Après Tarrafal, nous reprenons notre route en direction de Praia, par une route pavée, côte Est. Nous passons par Porto Formosa, plage de sable noir et petit port avec quelques barques de pêcheurs.

Nous faisons une étape dans le petit village de Espinho Branco, celui des « Rabelados » (les rebelles). Qui sont-ils et pourquoi « rebelles » alors que tout est tranquille et rassurant ici ?

Petit retour sur l’histoire

les premiers colons sont arrivés à Santiago à la fin du 15ème siècle. Dans les années 1870 des prêtres franciscains, envoyés d’Italie, ont pour mission d’y évangéliser les esclaves. Des prêtres capverdiens formés au catholicisme ont pris le relais, mais avec une certaine liberté, car ils avaient des femmes et des enfants. En 1940, une délégation portugaise s’est rendue sur place et en fait le constat. Les autorités portugaises décident de mettre fin à cette situation.
 «En 1940, les nouveaux prêtres sont venus avec une nouvelle bible et des nouveaux commandements. Ils ont tout changé, même les bibles vieilles de 300 ans. Nous, les capverdiens, avons été obligé de les enterrer, de les cacher. Ils ont tout brûlé. On s’est rebellé. Et même après l’indépendance on a préféré rester à l’écart, pour conserver le particularisme de notre culture. »

Baptisés rebelles, les « Rabelados » de l’île de Santiago sont un symbole unique de résistance. Leurs croyances n’ont pas changé depuis le 17ème siècle. L’ancien testament et le calendrier lunaire, recueil d’astronomie, de médecine traditionnelle et de prophétie guident encore leur vie. Ils ne reconnaissent pas l’Etat du Cap-Vert. Le dernier prêtre capverdien, décédé en 1960, leur a demandé de ne céder sous aucun prétexte à la pression et ne surtout pas suivre les recommandations de ces nouveaux prêtres venus pour changer leur état d’esprit.

De nos jours

En 1997, une artiste peintre et poète capverdienne, Misa Kouassi, découvre cette communauté et décide de lui consacrer tout son temps afin de l’aider à se développer, tout en initiant les enfants à la peinture. Ils créeront plus tard leur atelier baptisé « Rabelarte », animé par seulement 7 artistes peintres.

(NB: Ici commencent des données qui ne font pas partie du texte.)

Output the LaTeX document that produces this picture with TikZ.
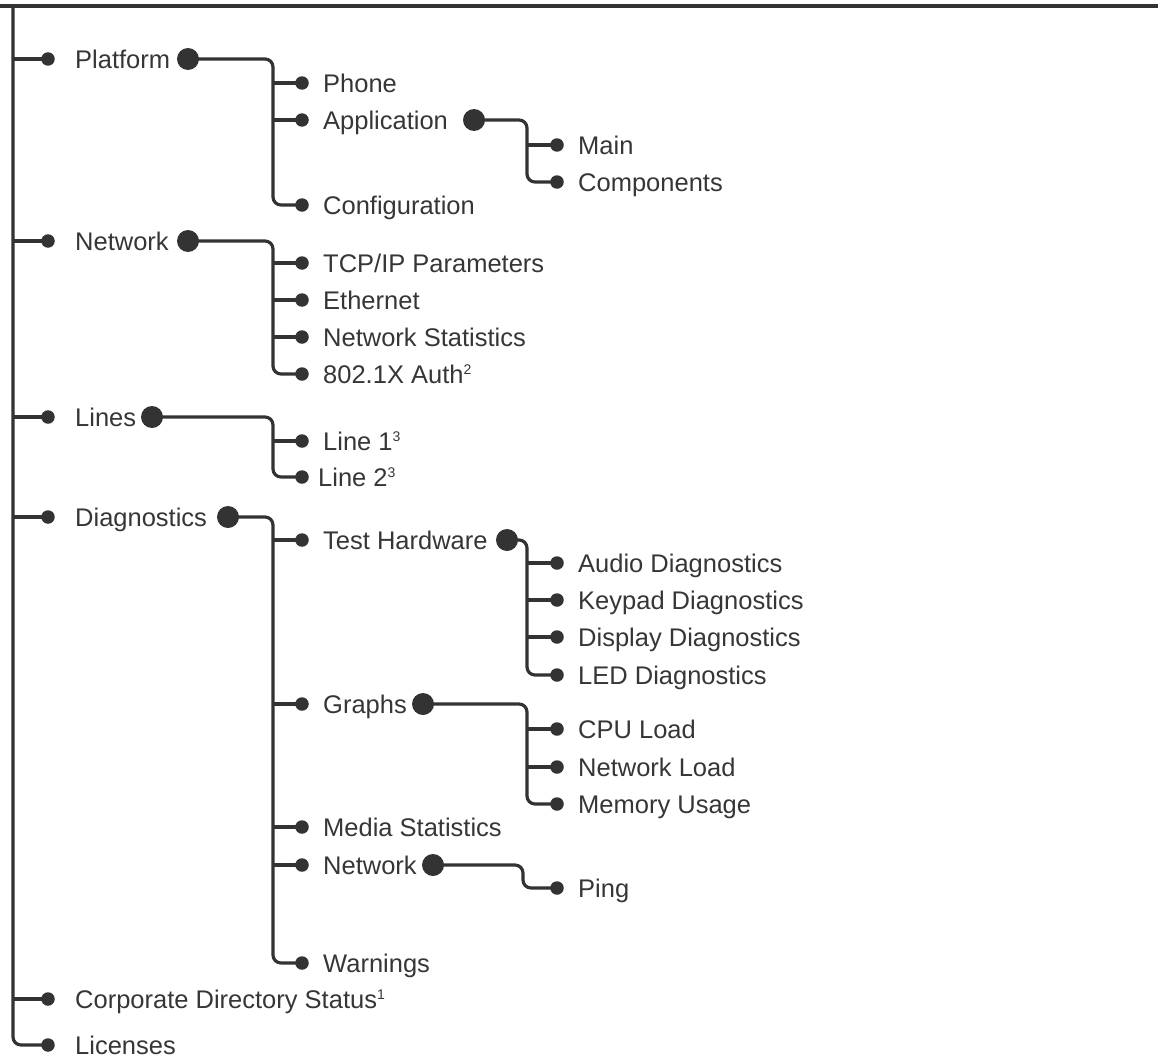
\documentclass[tikz,border=0pt]{standalone}
\usepackage{fontspec}
\setmainfont{Liberation Sans}
\definecolor{ink}{HTML}{333333}
\definecolor{txt}{HTML}{363636}
\newcommand\supnum[1]{\raisebox{8.5pt}{\fontsize{14}{14}\selectfont #1}}
\begin{document}
\begin{tikzpicture}[x=1pt,y=-1pt,
 conn/.style={draw=ink,line width=3.2pt,rounded corners=8pt},
 sdot/.style={circle,fill=ink,inner sep=0pt,minimum size=13.5pt},
 bdot/.style={circle,fill=ink,inner sep=0pt,minimum size=22pt},
 lbl/.style={anchor=west,inner sep=0pt,text=txt,text height=18.3pt,text depth=0pt,font=\fontsize{25.5}{30}\selectfont},
]
\useasboundingbox (0,0) rectangle (1158,1062);
% top rule
\coordinate (topL) at (0,6);
\coordinate (topR) at (1158,6);
\draw[ink,line width=3.5pt] (topL) -- (topR);
\coordinate (root) at (13,6);

% ---------- level 0 ----------
\node[sdot] (cPlat) at (48,59) {};
\node[lbl] (tPlat) at (75,59) {Platform};
\node[bdot] (dPlat) at (188,59) {};

\node[sdot] (cNet) at (48,241) {};
\node[lbl] (tNet) at (75,241) {Network};
\node[bdot] (dNet) at (188,241) {};

\node[sdot] (cLines) at (48,417) {};
\node[lbl] (tLines) at (75,417) {Lines};
\node[bdot] (dLines) at (152,417) {};

\node[sdot] (cDiag) at (48,517) {};
\node[lbl] (tDiag) at (75,517) {Diagnostics};
\node[bdot] (dDiag) at (228,517) {};

\node[sdot] (cCorp) at (48,999) {};
\node[lbl] (tCorp) at (75,999) {Corporate Directory Status\supnum{1}};

\node[sdot] (cLic) at (48,1045) {};
\node[lbl] (tLic) at (75,1045) {Licenses};

% trunk
\draw[conn] (root) |- (cLic.center);
\foreach \n in {cPlat,cNet,cLines,cDiag,cCorp}
  \draw[conn] (\n.center) -- (\n.center -| root);

% ---------- Platform ----------
\coordinate (vPlat) at (273,59);
\node[sdot] (cPhone) at (302,83) {};
\node[lbl] (tPhone) at (323,83) {Phone};
\node[sdot] (cApp) at (302,120) {};
\node[lbl] (tApp) at (323,120) {Application};
\node[bdot] (dApp) at (474,120) {};
\node[sdot] (cConf) at (302,205) {};
\node[lbl] (tConf) at (323,205) {Configuration};
\draw[conn] (dPlat.center) -- (vPlat) |- (cConf.center);
\foreach \n in {cPhone,cApp}
  \draw[conn] (\n.center) -- (\n.center -| vPlat);

% Application
\coordinate (vApp) at (527,120);
\node[sdot] (cMain) at (557,145) {};
\node[lbl] (tMain) at (578,145) {Main};
\node[sdot] (cComp) at (557,182) {};
\node[lbl] (tComp) at (578,182) {Components};
\draw[conn] (dApp.center) -- (vApp) |- (cComp.center);
\draw[conn] (cMain.center) -- (cMain.center -| vApp);

% ---------- Network ----------
\coordinate (vNet) at (273,241);
\node[sdot] (cTcp) at (302,263) {};
\node[lbl] (tTcp) at (323,263) {TCP/IP Parameters};
\node[sdot] (cEth) at (302,300) {};
\node[lbl] (tEth) at (323,300) {Ethernet};
\node[sdot] (cNStat) at (302,337) {};
\node[lbl] (tNStat) at (323,337) {Network Statistics};
\node[sdot] (cAuth) at (302,374) {};
\node[lbl] (tAuth) at (323,374) {802.1X Auth\supnum{2}};
\draw[conn] (dNet.center) -- (vNet) |- (cAuth.center);
\foreach \n in {cTcp,cEth,cNStat}
  \draw[conn] (\n.center) -- (\n.center -| vNet);

% ---------- Lines ----------
\coordinate (vLines) at (273,417);
\node[sdot] (cL1) at (302,441) {};
\node[lbl] (tL1) at (323,441) {Line 1\supnum{3}};
\node[sdot] (cL2) at (302,477) {};
\node[lbl] (tL2) at (318,477) {Line 2\supnum{3}};
\draw[conn] (dLines.center) -- (vLines) |- (cL2.center);
\draw[conn] (cL1.center) -- (cL1.center -| vLines);

% ---------- Diagnostics ----------
\coordinate (vDiag) at (273,517);
\node[sdot] (cTest) at (302,540) {};
\node[lbl] (tTest) at (323,540) {Test Hardware};
\node[bdot] (dTest) at (507,540) {};
\node[sdot] (cGraph) at (302,704) {};
\node[lbl] (tGraph) at (323,704) {Graphs};
\node[bdot] (dGraph) at (423,704) {};
\node[sdot] (cMedia) at (302,827) {};
\node[lbl] (tMedia) at (323,827) {Media Statistics};
\node[sdot] (cDNet) at (302,865) {};
\node[lbl] (tDNet) at (323,865) {Network};
\node[bdot] (dDNet) at (433,865) {};
\node[sdot] (cWarn) at (302,963) {};
\node[lbl] (tWarn) at (323,963) {Warnings};
\draw[conn] (dDiag.center) -- (vDiag) |- (cWarn.center);
\foreach \n in {cTest,cGraph,cMedia,cDNet}
  \draw[conn] (\n.center) -- (\n.center -| vDiag);

% Test Hardware
\coordinate (vTest) at (527,540);
\node[sdot] (cAud) at (557,563) {};
\node[lbl] (tAud) at (578,563) {Audio Diagnostics};
\node[sdot] (cKey) at (557,600) {};
\node[lbl] (tKey) at (578,600) {Keypad Diagnostics};
\node[sdot] (cDisp) at (557,637) {};
\node[lbl] (tDisp) at (578,637) {Display Diagnostics};
\node[sdot] (cLed) at (557,675) {};
\node[lbl] (tLed) at (578,675) {LED Diagnostics};
\draw[conn] (dTest.center) -- (vTest) |- (cLed.center);
\foreach \n in {cAud,cKey,cDisp}
  \draw[conn] (\n.center) -- (\n.center -| vTest);

% Graphs
\coordinate (vGraph) at (527,704);
\node[sdot] (cCpu) at (557,729) {};
\node[lbl] (tCpu) at (578,729) {CPU Load};
\node[sdot] (cNLoad) at (557,767) {};
\node[lbl] (tNLoad) at (578,767) {Network Load};
\node[sdot] (cMem) at (557,804) {};
\node[lbl] (tMem) at (578,804) {Memory Usage};
\draw[conn] (dGraph.center) -- (vGraph) |- (cMem.center);
\foreach \n in {cCpu,cNLoad}
  \draw[conn] (\n.center) -- (\n.center -| vGraph);

% Network (diagnostics)
\coordinate (vDNet) at (523,865);
\node[sdot] (cPing) at (557,888) {};
\node[lbl] (tPing) at (578,888) {Ping};
\draw[conn] (dDNet.center) -- (vDNet) |- (cPing.center);
\end{tikzpicture}
\end{document}
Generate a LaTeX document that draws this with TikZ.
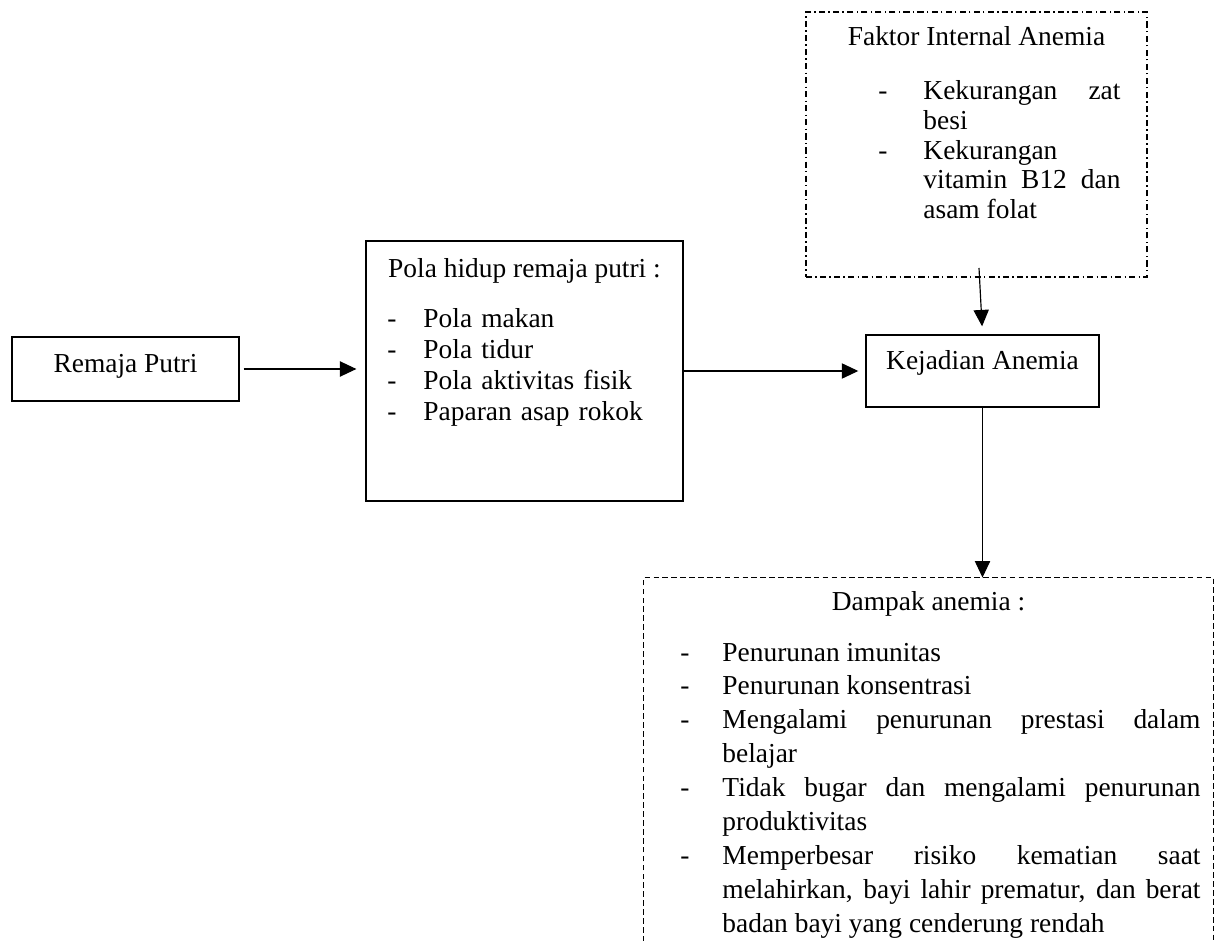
\documentclass[tikz,border=0pt]{standalone}
\usepackage{fontspec}
\setmainfont{Liberation Serif}
\usetikzlibrary{arrows.meta}

\newlength{\stripgap}
\newcommand{\strip}[1]{\noindent\llap{\makebox[\stripgap][l]{-}}#1\par}

\begin{document}
\hyphenpenalty=10000
\exhyphenpenalty=10000
\tolerance=10000
\adjdemerits=0
\begin{tikzpicture}[x=0.015cm, y=-0.015cm,
  kotak/.style={draw, line width=0.6pt, inner sep=0pt},
  teks/.style={inner sep=0pt, font=\fontsize{11.7pt}{14pt}\selectfont},
  daftar/.style={inner sep=0pt, anchor=base west, align=justify, text width=#1},
  panah/.style={-{Triangle[length=7pt,width=6.5pt]}, line width=0.5pt},
  putus/.style={dash pattern=on 2.4pt off 1.4pt, line width=0.45pt},
  titikgaris/.style={draw, inner sep=0pt, line width=0.45pt,
    dash pattern=on 2.6pt off 1.4pt on 0.6pt off 1.4pt}]

\useasboundingbox (0,0) rectangle (1215,941);

% boxes
\node[kotak, minimum width=3.405cm, minimum height=0.96cm] (remaja) at (125.5,369) {};
\node[kotak, minimum width=4.755cm, minimum height=3.9cm] (pola) at (524.5,371) {};
\node[kotak, minimum width=3.495cm, minimum height=1.08cm] (kejadian) at (982.5,371) {};
\node[titikgaris, minimum width=5.115cm, minimum height=3.975cm] (faktor) at (976.5,144.5) {};
\node[inner sep=0pt, minimum width=8.535cm, minimum height=5.445cm] (dampak) at (928.5,759.5) {};
\draw[putus] (dampak.south west) -- (dampak.north west) -- (dampak.north east) -- (dampak.south east);

% texts
\node[teks] (tremaja) at (125.5,366) {Remaja Putri};
\node[teks] (tkejadian) at (982.5,363) {Kejadian Anemia};
\node[teks, anchor=base] (tpola) at (524.5,278) {Pola hidup remaja putri :};
\node[teks, anchor=base] (tfaktor) at (976.5,46) {Faktor Internal Anemia};
\node[teks, anchor=base] (tdampak) at (928.5,610) {Dampak anemia :};

% lists
\node[daftar=3.6cm, font=\fontsize{11.7pt}{13.2pt}\selectfont, align=left] (lpola) at (423,328) {%
  \setlength{\stripgap}{0.54cm}%
  \strip{Pola makan}
  \strip{Pola tidur}
  \strip{Pola aktivitas fisik}
  \strip{Paparan asap rokok}};
\node[daftar=2.955cm, font=\fontsize{11.7pt}{12.6pt}\selectfont] (lfaktor) at (923,100) {%
  \setlength{\stripgap}{0.675cm}%
  \strip{Kekurangan zat besi}
  \strip{Kekurangan vitamin B12 dan asam folat}};
\node[daftar=7.17cm, font=\fontsize{11.7pt}{14.5pt}\selectfont] (ldampak) at (722,661) {%
  \setlength{\stripgap}{0.63cm}%
  \strip{Penurunan imunitas}
  \strip{Penurunan konsentrasi}
  \strip{Mengalami penurunan prestasi dalam belajar}
  \strip{Tidak bugar dan mengalami penurunan produktivitas}
  \strip{Memperbesar risiko kematian saat melahirkan, bayi lahir prematur, dan berat badan bayi yang cenderung rendah}};

% arrows
\coordinate (fk) at (979,268);
\draw[panah, shorten <=1.7pt, shorten >=3.8pt] (remaja.east) -- (remaja.east -| pola.west);
\draw[panah, shorten >=3pt] (pola.east) -- (kejadian.west);
\draw[panah, shorten >=3.4pt] (fk) -- (kejadian.north);
\draw[panah] (kejadian.south) -- (kejadian.south |- dampak.north);

\end{tikzpicture}
\end{document}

Avec intelligence et obstination, à force de dossiers et de subventions, Misa a fait installer l’eau, construit des sanitaires, un atelier de peinture, un four à céramique, une cuisine et des jardins avec réseaux de « goutte à goutte » pour la culture potagère. Elle les a aidé et encouragé dans de nombreux projets qui ont déjà doté la communauté d’infrastructures de base – école, santé, électricité, téléphone – tout en promouvant la tradition et la culture d’une communauté qui ne demande rien de plus que être reconnue comme sienne, avec ses valeurs, ses croyances, sa manière d’être dans la vie et dans le monde.

le 11 aout 2005 ce village de quelques centaines d’habitants a été inauguré comme « premier village de l’art traditionnel du cap vert »

Depuis, il s’est ouvert aux étrangers. C’est le chef spirituel du village qui nous guide et nous donne quelques explications sur la vie quotidienne des Rabelados, leur habitat, les techniques de construction (tronc pour les poutres, utilisation du sisal comme corde, feuilles entrelacées), la médecine par les plantes. Il y a aussi l’atelier de vannerie et surtout le centre de peinture. Même si maintenant leurs enfants sont pour la plupart scolarisés et qu’ils bénéficient de soins médicaux, ils vivent cependant toujours un peu en marge de la société. Lors de notre visite, l’attraction du village c’est le ravitaillement en eau.

Frédéric Brival (dit Fred Atax) réalisateur et photo-reporter, qui a entendu parler de ce village, a été à leur rencontre et découvert à travers leur peinture de couleur vive leur quotidien et leur mode de vie. Fasciné il a invité les artistes peintres à collaborer à une édition de son projet Stokar (art urbain). Leurs oeuvres, originales, ont un grand succès à travers le monde.

Nous les quittons en reprenant la route vers la palmeraie de Fazenda, un barrage a été financé par les USA, puis Praia.